(Dataset excerpt)

★ ★ ★

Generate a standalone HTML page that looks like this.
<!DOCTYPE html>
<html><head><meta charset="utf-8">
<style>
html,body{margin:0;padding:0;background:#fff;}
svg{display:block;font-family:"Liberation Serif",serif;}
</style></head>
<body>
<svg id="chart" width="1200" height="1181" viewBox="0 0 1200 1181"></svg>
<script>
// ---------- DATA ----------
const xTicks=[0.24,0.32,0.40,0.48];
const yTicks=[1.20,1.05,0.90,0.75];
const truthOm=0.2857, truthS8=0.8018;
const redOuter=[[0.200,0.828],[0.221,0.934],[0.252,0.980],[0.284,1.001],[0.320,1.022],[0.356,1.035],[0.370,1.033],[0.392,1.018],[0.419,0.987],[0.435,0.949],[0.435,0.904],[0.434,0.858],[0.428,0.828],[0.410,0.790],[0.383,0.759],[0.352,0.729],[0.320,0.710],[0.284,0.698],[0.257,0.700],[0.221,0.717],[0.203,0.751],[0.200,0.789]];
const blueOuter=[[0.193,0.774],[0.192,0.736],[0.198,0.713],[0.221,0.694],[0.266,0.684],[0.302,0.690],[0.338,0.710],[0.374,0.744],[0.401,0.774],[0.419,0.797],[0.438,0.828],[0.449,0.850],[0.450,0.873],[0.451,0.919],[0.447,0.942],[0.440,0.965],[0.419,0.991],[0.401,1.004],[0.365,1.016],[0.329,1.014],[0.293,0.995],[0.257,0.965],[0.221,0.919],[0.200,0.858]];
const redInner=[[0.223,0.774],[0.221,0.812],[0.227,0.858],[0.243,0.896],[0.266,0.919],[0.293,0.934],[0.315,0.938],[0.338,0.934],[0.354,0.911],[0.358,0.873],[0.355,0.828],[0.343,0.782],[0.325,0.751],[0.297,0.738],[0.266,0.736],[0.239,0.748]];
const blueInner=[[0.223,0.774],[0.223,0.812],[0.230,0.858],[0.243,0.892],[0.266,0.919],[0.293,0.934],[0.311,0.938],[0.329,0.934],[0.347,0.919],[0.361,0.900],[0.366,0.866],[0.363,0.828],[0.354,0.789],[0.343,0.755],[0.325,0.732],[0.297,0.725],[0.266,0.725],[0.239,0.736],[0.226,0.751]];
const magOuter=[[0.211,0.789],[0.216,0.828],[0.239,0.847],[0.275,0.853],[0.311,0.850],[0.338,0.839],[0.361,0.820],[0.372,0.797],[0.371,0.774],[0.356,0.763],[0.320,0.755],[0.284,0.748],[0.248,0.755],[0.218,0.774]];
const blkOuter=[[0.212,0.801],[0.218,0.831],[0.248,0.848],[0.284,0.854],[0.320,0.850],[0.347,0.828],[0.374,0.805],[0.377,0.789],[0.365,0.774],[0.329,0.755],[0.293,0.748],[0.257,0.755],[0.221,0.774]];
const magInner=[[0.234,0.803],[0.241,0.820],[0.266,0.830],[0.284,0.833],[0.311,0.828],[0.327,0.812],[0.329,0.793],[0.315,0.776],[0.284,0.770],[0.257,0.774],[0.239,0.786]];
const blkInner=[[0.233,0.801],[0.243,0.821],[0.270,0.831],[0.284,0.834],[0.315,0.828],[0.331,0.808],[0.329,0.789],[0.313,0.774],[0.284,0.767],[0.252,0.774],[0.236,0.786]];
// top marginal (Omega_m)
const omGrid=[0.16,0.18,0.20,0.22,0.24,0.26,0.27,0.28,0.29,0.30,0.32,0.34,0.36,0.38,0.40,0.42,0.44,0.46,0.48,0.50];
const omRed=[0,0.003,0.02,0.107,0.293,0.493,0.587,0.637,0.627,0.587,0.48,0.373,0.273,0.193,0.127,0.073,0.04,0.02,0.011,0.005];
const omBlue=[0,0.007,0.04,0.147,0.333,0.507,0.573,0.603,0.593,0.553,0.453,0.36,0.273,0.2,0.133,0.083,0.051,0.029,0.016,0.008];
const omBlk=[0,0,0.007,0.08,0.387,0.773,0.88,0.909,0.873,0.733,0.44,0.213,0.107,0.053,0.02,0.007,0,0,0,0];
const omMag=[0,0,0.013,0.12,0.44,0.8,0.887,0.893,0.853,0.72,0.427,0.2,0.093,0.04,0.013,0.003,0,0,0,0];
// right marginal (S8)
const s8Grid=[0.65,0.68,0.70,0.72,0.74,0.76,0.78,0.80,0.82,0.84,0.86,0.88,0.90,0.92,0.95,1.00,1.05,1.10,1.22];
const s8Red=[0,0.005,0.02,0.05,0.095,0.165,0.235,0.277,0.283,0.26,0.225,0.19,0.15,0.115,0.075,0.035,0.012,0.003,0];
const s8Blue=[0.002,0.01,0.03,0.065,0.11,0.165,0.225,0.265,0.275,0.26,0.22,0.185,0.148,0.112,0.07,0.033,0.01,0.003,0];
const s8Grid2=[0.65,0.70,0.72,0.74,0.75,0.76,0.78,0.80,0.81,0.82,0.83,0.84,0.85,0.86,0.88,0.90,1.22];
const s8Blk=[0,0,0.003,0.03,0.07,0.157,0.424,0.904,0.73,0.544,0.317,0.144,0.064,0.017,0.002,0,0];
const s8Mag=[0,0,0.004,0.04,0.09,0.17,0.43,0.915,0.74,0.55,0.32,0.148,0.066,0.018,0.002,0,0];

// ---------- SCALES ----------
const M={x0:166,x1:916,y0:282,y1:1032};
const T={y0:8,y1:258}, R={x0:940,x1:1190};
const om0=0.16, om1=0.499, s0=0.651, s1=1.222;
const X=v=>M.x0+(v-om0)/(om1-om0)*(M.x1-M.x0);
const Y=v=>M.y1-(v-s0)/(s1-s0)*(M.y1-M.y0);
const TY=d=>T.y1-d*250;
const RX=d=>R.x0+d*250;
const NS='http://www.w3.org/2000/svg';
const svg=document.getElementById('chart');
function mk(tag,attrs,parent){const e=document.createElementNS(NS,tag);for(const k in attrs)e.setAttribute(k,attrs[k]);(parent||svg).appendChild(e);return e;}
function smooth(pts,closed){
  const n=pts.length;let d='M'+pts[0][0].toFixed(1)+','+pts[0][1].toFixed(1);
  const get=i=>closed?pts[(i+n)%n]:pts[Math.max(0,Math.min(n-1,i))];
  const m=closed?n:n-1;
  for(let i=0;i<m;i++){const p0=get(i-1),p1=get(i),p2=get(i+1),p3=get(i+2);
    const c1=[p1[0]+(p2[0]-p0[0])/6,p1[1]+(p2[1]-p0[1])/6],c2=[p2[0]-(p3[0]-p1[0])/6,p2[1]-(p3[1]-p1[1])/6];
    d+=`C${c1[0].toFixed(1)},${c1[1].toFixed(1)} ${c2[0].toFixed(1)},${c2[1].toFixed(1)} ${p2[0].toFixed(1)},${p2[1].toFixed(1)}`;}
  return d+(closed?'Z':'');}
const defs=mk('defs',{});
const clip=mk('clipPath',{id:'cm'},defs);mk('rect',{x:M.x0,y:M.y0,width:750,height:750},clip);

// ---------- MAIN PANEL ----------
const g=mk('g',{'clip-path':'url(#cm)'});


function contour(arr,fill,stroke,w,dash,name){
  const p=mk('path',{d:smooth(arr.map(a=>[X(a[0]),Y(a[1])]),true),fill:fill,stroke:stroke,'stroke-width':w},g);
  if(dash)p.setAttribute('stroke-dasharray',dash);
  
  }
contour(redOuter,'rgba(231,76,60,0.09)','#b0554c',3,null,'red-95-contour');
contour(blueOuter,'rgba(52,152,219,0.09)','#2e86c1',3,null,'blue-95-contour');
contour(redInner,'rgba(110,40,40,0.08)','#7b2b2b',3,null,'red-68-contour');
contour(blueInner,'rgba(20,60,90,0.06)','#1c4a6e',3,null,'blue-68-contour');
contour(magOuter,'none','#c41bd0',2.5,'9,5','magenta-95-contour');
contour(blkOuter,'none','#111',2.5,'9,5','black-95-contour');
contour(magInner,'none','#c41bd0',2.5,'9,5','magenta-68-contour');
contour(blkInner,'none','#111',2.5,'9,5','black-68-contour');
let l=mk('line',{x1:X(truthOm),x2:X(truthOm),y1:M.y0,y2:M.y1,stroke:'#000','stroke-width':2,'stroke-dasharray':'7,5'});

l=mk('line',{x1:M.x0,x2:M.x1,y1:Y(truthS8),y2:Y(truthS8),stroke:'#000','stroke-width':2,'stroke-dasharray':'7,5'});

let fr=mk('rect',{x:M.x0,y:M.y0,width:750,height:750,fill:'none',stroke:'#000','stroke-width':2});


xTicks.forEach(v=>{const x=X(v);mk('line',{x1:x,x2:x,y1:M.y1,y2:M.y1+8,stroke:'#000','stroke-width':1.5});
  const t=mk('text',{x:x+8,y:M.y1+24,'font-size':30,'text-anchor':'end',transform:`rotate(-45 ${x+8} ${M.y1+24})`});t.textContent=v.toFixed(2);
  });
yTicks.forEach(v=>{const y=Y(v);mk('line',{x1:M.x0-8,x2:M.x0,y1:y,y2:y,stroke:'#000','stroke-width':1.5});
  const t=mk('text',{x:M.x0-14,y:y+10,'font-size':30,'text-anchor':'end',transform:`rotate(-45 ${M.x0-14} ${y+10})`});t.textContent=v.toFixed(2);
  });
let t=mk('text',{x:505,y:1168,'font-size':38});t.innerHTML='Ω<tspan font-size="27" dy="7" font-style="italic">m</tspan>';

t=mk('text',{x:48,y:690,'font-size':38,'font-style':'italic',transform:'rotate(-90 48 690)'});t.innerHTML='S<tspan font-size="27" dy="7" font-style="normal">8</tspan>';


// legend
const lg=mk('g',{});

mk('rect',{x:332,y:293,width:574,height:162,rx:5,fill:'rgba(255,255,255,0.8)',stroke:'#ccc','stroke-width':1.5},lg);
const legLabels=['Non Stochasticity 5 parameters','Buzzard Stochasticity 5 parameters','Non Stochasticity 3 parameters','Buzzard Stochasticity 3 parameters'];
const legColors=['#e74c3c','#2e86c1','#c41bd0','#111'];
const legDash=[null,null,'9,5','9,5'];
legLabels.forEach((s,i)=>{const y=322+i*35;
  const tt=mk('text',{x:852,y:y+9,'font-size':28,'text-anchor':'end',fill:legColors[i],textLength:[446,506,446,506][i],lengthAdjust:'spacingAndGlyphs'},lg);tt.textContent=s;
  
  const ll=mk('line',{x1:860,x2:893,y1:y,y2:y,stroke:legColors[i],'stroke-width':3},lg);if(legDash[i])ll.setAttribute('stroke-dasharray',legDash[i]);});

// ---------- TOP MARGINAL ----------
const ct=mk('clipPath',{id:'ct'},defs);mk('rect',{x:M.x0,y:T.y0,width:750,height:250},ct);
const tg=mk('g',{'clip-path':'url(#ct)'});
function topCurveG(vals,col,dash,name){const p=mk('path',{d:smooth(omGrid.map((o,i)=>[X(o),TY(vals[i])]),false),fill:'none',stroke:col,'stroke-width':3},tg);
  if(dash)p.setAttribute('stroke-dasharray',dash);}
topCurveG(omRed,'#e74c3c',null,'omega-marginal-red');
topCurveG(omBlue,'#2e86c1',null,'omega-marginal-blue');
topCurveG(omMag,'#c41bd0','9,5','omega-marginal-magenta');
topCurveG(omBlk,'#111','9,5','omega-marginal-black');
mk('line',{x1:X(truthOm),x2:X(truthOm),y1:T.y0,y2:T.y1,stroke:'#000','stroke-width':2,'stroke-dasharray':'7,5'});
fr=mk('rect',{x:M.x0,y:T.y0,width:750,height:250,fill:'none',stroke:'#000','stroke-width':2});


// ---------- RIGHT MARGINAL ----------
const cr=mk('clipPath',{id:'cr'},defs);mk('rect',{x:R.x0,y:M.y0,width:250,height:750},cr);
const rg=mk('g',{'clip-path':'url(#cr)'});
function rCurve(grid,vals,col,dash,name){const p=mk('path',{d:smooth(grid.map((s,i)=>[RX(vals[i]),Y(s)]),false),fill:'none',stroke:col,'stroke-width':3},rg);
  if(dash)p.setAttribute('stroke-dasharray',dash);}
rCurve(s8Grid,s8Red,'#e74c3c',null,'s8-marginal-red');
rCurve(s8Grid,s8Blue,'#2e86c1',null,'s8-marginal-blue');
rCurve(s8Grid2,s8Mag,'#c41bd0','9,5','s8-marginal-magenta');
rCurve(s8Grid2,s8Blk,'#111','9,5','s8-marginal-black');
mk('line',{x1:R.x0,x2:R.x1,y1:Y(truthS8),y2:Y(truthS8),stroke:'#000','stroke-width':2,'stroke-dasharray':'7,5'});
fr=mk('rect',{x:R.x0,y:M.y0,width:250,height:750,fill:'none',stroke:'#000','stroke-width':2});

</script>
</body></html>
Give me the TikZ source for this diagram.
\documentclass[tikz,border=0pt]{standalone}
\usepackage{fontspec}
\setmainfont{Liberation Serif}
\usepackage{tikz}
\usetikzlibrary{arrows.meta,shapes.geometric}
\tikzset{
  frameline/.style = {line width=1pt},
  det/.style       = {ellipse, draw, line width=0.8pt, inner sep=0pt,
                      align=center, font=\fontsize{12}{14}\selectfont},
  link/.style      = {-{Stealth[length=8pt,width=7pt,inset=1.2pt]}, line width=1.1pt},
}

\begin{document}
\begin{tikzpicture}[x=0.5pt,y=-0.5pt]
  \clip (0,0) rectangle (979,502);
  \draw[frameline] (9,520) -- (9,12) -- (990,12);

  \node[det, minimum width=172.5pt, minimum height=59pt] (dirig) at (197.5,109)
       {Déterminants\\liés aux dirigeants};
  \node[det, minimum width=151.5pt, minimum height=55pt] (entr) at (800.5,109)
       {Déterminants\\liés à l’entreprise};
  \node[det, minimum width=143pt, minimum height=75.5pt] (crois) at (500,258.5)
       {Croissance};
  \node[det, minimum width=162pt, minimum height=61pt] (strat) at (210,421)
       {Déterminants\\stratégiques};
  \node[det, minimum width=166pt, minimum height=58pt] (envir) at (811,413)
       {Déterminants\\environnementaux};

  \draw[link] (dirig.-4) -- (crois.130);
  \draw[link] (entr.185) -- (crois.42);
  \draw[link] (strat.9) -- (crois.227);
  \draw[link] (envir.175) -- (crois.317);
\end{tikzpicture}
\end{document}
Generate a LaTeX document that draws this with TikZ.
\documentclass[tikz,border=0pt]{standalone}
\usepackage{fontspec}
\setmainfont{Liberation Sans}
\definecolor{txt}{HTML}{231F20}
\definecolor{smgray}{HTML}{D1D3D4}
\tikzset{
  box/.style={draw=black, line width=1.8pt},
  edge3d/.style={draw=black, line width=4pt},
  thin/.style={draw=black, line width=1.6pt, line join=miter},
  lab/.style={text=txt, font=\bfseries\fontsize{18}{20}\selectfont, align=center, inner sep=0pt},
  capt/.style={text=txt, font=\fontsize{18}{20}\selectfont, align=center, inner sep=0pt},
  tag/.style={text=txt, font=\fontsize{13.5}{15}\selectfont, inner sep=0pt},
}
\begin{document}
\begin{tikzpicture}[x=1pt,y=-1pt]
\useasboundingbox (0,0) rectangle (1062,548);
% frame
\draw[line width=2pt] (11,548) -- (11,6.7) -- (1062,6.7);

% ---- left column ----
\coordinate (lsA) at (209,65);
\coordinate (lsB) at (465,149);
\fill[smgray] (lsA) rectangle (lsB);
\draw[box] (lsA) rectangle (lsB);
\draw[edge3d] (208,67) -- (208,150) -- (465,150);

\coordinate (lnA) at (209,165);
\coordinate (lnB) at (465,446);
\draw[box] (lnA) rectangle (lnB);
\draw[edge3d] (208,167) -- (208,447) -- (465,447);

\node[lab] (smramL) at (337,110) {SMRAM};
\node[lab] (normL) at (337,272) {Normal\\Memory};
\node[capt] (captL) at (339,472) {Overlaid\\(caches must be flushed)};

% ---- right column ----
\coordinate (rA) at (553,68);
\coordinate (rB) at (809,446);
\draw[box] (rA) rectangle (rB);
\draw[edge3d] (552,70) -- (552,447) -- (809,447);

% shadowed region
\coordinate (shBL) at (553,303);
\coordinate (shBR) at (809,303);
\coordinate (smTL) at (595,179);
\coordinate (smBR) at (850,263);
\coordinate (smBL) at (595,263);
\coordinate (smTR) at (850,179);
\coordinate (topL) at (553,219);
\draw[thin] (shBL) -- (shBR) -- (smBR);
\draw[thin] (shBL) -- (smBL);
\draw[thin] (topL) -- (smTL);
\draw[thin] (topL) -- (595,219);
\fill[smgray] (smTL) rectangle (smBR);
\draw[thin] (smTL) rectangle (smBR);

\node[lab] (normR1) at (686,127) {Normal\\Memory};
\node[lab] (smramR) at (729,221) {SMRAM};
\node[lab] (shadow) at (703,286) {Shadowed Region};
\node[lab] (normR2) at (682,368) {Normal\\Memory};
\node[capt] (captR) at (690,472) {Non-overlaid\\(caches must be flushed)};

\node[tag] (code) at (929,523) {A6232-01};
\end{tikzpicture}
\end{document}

★ ★ ★

§ Exercise aim: Give back exactly the lines running from the line that contains "Generate a LaTeX" through the line that contains "(captR) at (690,472)", and nothing outside them.

§ The output:
Generate a LaTeX document that draws this with TikZ.
\documentclass[tikz,border=0pt]{standalone}
\usepackage{fontspec}
\setmainfont{Liberation Sans}
\definecolor{txt}{HTML}{231F20}
\definecolor{smgray}{HTML}{D1D3D4}
\tikzset{
  box/.style={draw=black, line width=1.8pt},
  edge3d/.style={draw=black, line width=4pt},
  thin/.style={draw=black, line width=1.6pt, line join=miter},
  lab/.style={text=txt, font=\bfseries\fontsize{18}{20}\selectfont, align=center, inner sep=0pt},
  capt/.style={text=txt, font=\fontsize{18}{20}\selectfont, align=center, inner sep=0pt},
  tag/.style={text=txt, font=\fontsize{13.5}{15}\selectfont, inner sep=0pt},
}
\begin{document}
\begin{tikzpicture}[x=1pt,y=-1pt]
\useasboundingbox (0,0) rectangle (1062,548);
% frame
\draw[line width=2pt] (11,548) -- (11,6.7) -- (1062,6.7);

% ---- left column ----
\coordinate (lsA) at (209,65);
\coordinate (lsB) at (465,149);
\fill[smgray] (lsA) rectangle (lsB);
\draw[box] (lsA) rectangle (lsB);
\draw[edge3d] (208,67) -- (208,150) -- (465,150);

\coordinate (lnA) at (209,165);
\coordinate (lnB) at (465,446);
\draw[box] (lnA) rectangle (lnB);
\draw[edge3d] (208,167) -- (208,447) -- (465,447);

\node[lab] (smramL) at (337,110) {SMRAM};
\node[lab] (normL) at (337,272) {Normal\\Memory};
\node[capt] (captL) at (339,472) {Overlaid\\(caches must be flushed)};

% ---- right column ----
\coordinate (rA) at (553,68);
\coordinate (rB) at (809,446);
\draw[box] (rA) rectangle (rB);
\draw[edge3d] (552,70) -- (552,447) -- (809,447);

% shadowed region
\coordinate (shBL) at (553,303);
\coordinate (shBR) at (809,303);
\coordinate (smTL) at (595,179);
\coordinate (smBR) at (850,263);
\coordinate (smBL) at (595,263);
\coordinate (smTR) at (850,179);
\coordinate (topL) at (553,219);
\draw[thin] (shBL) -- (shBR) -- (smBR);
\draw[thin] (shBL) -- (smBL);
\draw[thin] (topL) -- (smTL);
\draw[thin] (topL) -- (595,219);
\fill[smgray] (smTL) rectangle (smBR);
\draw[thin] (smTL) rectangle (smBR);

\node[lab] (normR1) at (686,127) {Normal\\Memory};
\node[lab] (smramR) at (729,221) {SMRAM};
\node[lab] (shadow) at (703,286) {Shadowed Region};
\node[lab] (normR2) at (682,368) {Normal\\Memory};
\node[capt] (captR) at (690,472) {Non-overlaid\\(caches must be flushed)};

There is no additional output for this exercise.